Work to be completed >> Write every line out verbatim and omit the pictures.

Data section >>
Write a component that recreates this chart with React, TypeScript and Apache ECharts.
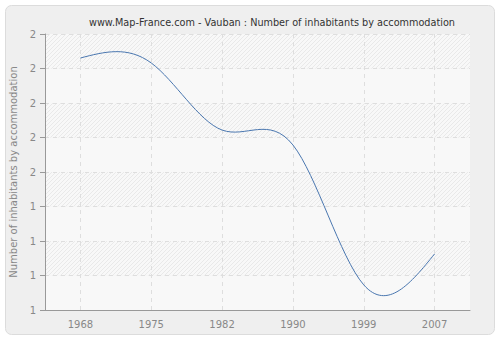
import React, { useEffect, useRef } from "react";
import * as echarts from "echarts";

const years = ["1968", "1975", "1982", "1990", "1999", "2007"];
const values = [1.913, 1.895, 1.652, 1.598, 1.091, 1.203];
const yMin = 1;
const yMax = 2;
const yStep = 0.125;

function makeHatch(): HTMLCanvasElement {
  const c = document.createElement("canvas");
  c.width = 4;
  c.height = 4;
  const ctx = c.getContext("2d")!;
  ctx.fillStyle = "#f8f8f8";
  ctx.fillRect(0, 0, 4, 4);
  ctx.strokeStyle = "#e9e9e9";
  ctx.lineWidth = 1;
  ctx.beginPath();
  ctx.moveTo(0, 4);
  ctx.lineTo(4, 0);
  ctx.moveTo(-2, 2);
  ctx.lineTo(2, -2);
  ctx.moveTo(2, 6);
  ctx.lineTo(6, 2);
  ctx.stroke();
  return c;
}

// natural cubic spline through pixel points, returned as SVG path data
function splinePath(pts: number[][]): string {
  const n = pts.length - 1;
  if (n < 1) return "";
  const h: number[] = [];
  for (let i = 0; i < n; i++) h.push(pts[i + 1][0] - pts[i][0]);
  const M = new Array(n + 1).fill(0);
  if (n > 1) {
    const a: number[] = [], b: number[] = [], c: number[] = [], d: number[] = [];
    for (let i = 1; i < n; i++) {
      a.push(h[i - 1]);
      b.push(2 * (h[i - 1] + h[i]));
      c.push(h[i]);
      d.push(
        6 * ((pts[i + 1][1] - pts[i][1]) / h[i] - (pts[i][1] - pts[i - 1][1]) / h[i - 1])
      );
    }
    const m = b.length;
    const cp = new Array(m).fill(0);
    const dp = new Array(m).fill(0);
    cp[0] = c[0] / b[0];
    dp[0] = d[0] / b[0];
    for (let i = 1; i < m; i++) {
      const den = b[i] - a[i] * cp[i - 1];
      cp[i] = c[i] / den;
      dp[i] = (d[i] - a[i] * dp[i - 1]) / den;
    }
    const sol = new Array(m).fill(0);
    sol[m - 1] = dp[m - 1];
    for (let i = m - 2; i >= 0; i--) sol[i] = dp[i] - cp[i] * sol[i + 1];
    for (let i = 0; i < m; i++) M[i + 1] = sol[i];
  }
  let path = `M${pts[0][0]},${pts[0][1]}`;
  for (let i = 0; i < n; i++) {
    const [x0, y0] = pts[i];
    const [x1, y1] = pts[i + 1];
    const hi = h[i];
    const s0 = (y1 - y0) / hi - (hi * (2 * M[i] + M[i + 1])) / 6;
    const s1 = (y1 - y0) / hi + (hi * (M[i] + 2 * M[i + 1])) / 6;
    const c1x = x0 + hi / 3, c1y = y0 + (s0 * hi) / 3;
    const c2x = x1 - hi / 3, c2y = y1 - (s1 * hi) / 3;
    path += ` C${c1x},${c1y} ${c2x},${c2y} ${x1},${y1}`;
  }
  return path;
}

export default function App() {
  const ref = useRef<HTMLDivElement>(null);
  useEffect(() => {
    if (!ref.current) return;
    const chart = echarts.init(ref.current, null, { renderer: "svg" });
    const hatch = makeHatch();
    chart.setOption({
      animation: false,
      backgroundColor: "transparent",
      graphic: [
        {
          type: "rect",
          shape: { x: 5.5, y: 5.5, width: 489, height: 329, r: 6 },
          style: { fill: "#efefef", stroke: "#dcdcdc", lineWidth: 1 },
          z: -10,
          silent: true,
        },
      ],
      title: {
        text: "www.Map-France.com - Vauban : Number of inhabitants by accommodation",
        left: 267,
        top: 12,
        textAlign: "center",
        textStyle: {
          fontFamily: "DejaVu Sans",
          fontSize: 9.7,
          fontWeight: "normal",
          color: "#333",
        },
      },
      grid: { left: 40, right: 30, top: 34, bottom: 30, containLabel: false },
      xAxis: {
        type: "category",
        data: years,
        boundaryGap: true,
        axisLine: { lineStyle: { color: "#999" } },
        axisTick: { alignWithLabel: true, length: 5, lineStyle: { color: "#999" } },
        axisLabel: { color: "#888", fontSize: 10, fontFamily: "DejaVu Sans", margin: 9 },
        splitLine: {
          show: true,
          alignWithLabel: true,
          lineStyle: { color: "#dedede", type: [4, 4] },
        },
      } as any,
      yAxis: {
        type: "value",
        min: yMin,
        max: yMax,
        interval: yStep,
        name: "Number of inhabitants by accommodation",
        nameLocation: "middle",
        nameGap: 27,
        nameTextStyle: { color: "#888", fontSize: 10, fontFamily: "DejaVu Sans" },
        axisLine: { show: true, lineStyle: { color: "#999" } },
        axisTick: { show: true, length: 5, lineStyle: { color: "#999" } },
        axisLabel: {
          color: "#888",
          fontSize: 10,
          fontFamily: "DejaVu Sans",
          margin: 9,
          formatter: (v: number) => String(Math.round(v)),
        },
        splitLine: { show: true, lineStyle: { color: "#dedede", type: [4, 4] } },
        splitArea: {
          show: true,
          areaStyle: {
            color: ["#f8f8f8", { image: hatch, repeat: "repeat" }],
          },
        },
      },
      series: [
        {
          type: "custom",
          data: values.map((v, i) => [i, v]),
          encode: { x: 0, y: 1 },
          renderItem: (params: any, api: any) => {
            if (params.dataIndex !== 0) return null;
            const pts = values.map((v, i) => api.coord([i, v]));
            return {
              type: "path",
              shape: { pathData: splinePath(pts) },
              style: { stroke: "#4a77b0", fill: "none", lineWidth: 1 },
            };
          },
        },
      ],
    });
    return () => chart.dispose();
  }, []);
  return (
    <div
      ref={ref}
      style={{ position: "absolute", left: 0, top: 0, width: 500, height: 340 }}
    />
  );
}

Exercise solution >>
Write a component that recreates this chart with React, TypeScript and Apache ECharts.
import React, { useEffect, useRef } from "react";
import * as echarts from "echarts";

const years = ["1968", "1975", "1982", "1990", "1999", "2007"];
const values = [1.913, 1.895, 1.652, 1.598, 1.091, 1.203];
const yMin = 1;
const yMax = 2;
const yStep = 0.125;

function makeHatch(): HTMLCanvasElement {
  const c = document.createElement("canvas");
  c.width = 4;
  c.height = 4;
  const ctx = c.getContext("2d")!;
  ctx.fillStyle = "#f8f8f8";
  ctx.fillRect(0, 0, 4, 4);
  ctx.strokeStyle = "#e9e9e9";
  ctx.lineWidth = 1;
  ctx.beginPath();
  ctx.moveTo(0, 4);
  ctx.lineTo(4, 0);
  ctx.moveTo(-2, 2);
  ctx.lineTo(2, -2);
  ctx.moveTo(2, 6);
  ctx.lineTo(6, 2);
  ctx.stroke();
  return c;
}

// natural cubic spline through pixel points, returned as SVG path data
function splinePath(pts: number[][]): string {
  const n = pts.length - 1;
  if (n < 1) return "";
  const h: number[] = [];
  for (let i = 0; i < n; i++) h.push(pts[i + 1][0] - pts[i][0]);
  const M = new Array(n + 1).fill(0);
  if (n > 1) {
    const a: number[] = [], b: number[] = [], c: number[] = [], d: number[] = [];
    for (let i = 1; i < n; i++) {
      a.push(h[i - 1]);
      b.push(2 * (h[i - 1] + h[i]));
      c.push(h[i]);
      d.push(
        6 * ((pts[i + 1][1] - pts[i][1]) / h[i] - (pts[i][1] - pts[i - 1][1]) / h[i - 1])
      );
    }
    const m = b.length;
    const cp = new Array(m).fill(0);
    const dp = new Array(m).fill(0);
    cp[0] = c[0] / b[0];
    dp[0] = d[0] / b[0];
    for (let i = 1; i < m; i++) {
      const den = b[i] - a[i] * cp[i - 1];
      cp[i] = c[i] / den;
      dp[i] = (d[i] - a[i] * dp[i - 1]) / den;
    }
    const sol = new Array(m).fill(0);
    sol[m - 1] = dp[m - 1];
    for (let i = m - 2; i >= 0; i--) sol[i] = dp[i] - cp[i] * sol[i + 1];
    for (let i = 0; i < m; i++) M[i + 1] = sol[i];
  }
  let path = `M${pts[0][0]},${pts[0][1]}`;
  for (let i = 0; i < n; i++) {
    const [x0, y0] = pts[i];
    const [x1, y1] = pts[i + 1];
    const hi = h[i];
    const s0 = (y1 - y0) / hi - (hi * (2 * M[i] + M[i + 1])) / 6;
    const s1 = (y1 - y0) / hi + (hi * (M[i] + 2 * M[i + 1])) / 6;
    const c1x = x0 + hi / 3, c1y = y0 + (s0 * hi) / 3;
    const c2x = x1 - hi / 3, c2y = y1 - (s1 * hi) / 3;
    path += ` C${c1x},${c1y} ${c2x},${c2y} ${x1},${y1}`;
  }
  return path;
}

export default function App() {
  const ref = useRef<HTMLDivElement>(null);
  useEffect(() => {
    if (!ref.current) return;
    const chart = echarts.init(ref.current, null, { renderer: "svg" });
    const hatch = makeHatch();
    chart.setOption({
      animation: false,
      backgroundColor: "transparent",
      graphic: [
        {
          type: "rect",
          shape: { x: 5.5, y: 5.5, width: 489, height: 329, r: 6 },
          style: { fill: "#efefef", stroke: "#dcdcdc", lineWidth: 1 },
          z: -10,
          silent: true,
        },
      ],
      title: {
        text: "www.Map-France.com - Vauban : Number of inhabitants by accommodation",
        left: 267,
        top: 12,
        textAlign: "center",
        textStyle: {
          fontFamily: "DejaVu Sans",
          fontSize: 9.7,
          fontWeight: "normal",
          color: "#333",
        },
      },
      grid: { left: 40, right: 30, top: 34, bottom: 30, containLabel: false },
      xAxis: {
        type: "category",
        data: years,
        boundaryGap: true,
        axisLine: { lineStyle: { color: "#999" } },
        axisTick: { alignWithLabel: true, length: 5, lineStyle: { color: "#999" } },
        axisLabel: { color: "#888", fontSize: 10, fontFamily: "DejaVu Sans", margin: 9 },
        splitLine: {
          show: true,
          alignWithLabel: true,
          lineStyle: { color: "#dedede", type: [4, 4] },
        },
      } as any,
      yAxis: {
        type: "value",
        min: yMin,
        max: yMax,
        interval: yStep,
        name: "Number of inhabitants by accommodation",
        nameLocation: "middle",
        nameGap: 27,
        nameTextStyle: { color: "#888", fontSize: 10, fontFamily: "DejaVu Sans" },
        axisLine: { show: true, lineStyle: { color: "#999" } },
        axisTick: { show: true, length: 5, lineStyle: { color: "#999" } },
        axisLabel: {
          color: "#888",
          fontSize: 10,
          fontFamily: "DejaVu Sans",
          margin: 9,
          formatter: (v: number) => String(Math.round(v)),
        },
        splitLine: { show: true, lineStyle: { color: "#dedede", type: [4, 4] } },
        splitArea: {
          show: true,
          areaStyle: {
            color: ["#f8f8f8", { image: hatch, repeat: "repeat" }],
          },
        },
      },
      series: [
        {
          type: "custom",
          data: values.map((v, i) => [i, v]),
          encode: { x: 0, y: 1 },
          renderItem: (params: any, api: any) => {
            if (params.dataIndex !== 0) return null;
            const pts = values.map((v, i) => api.coord([i, v]));
            return {
              type: "path",
              shape: { pathData: splinePath(pts) },
              style: { stroke: "#4a77b0", fill: "none", lineWidth: 1 },
            };
          },
        },
      ],
    });
    return () => chart.dispose();
  }, []);
  return (
    <div
      ref={ref}
      style={{ position: "absolute", left: 0, top: 0, width: 500, height: 340 }}
    />
  );
}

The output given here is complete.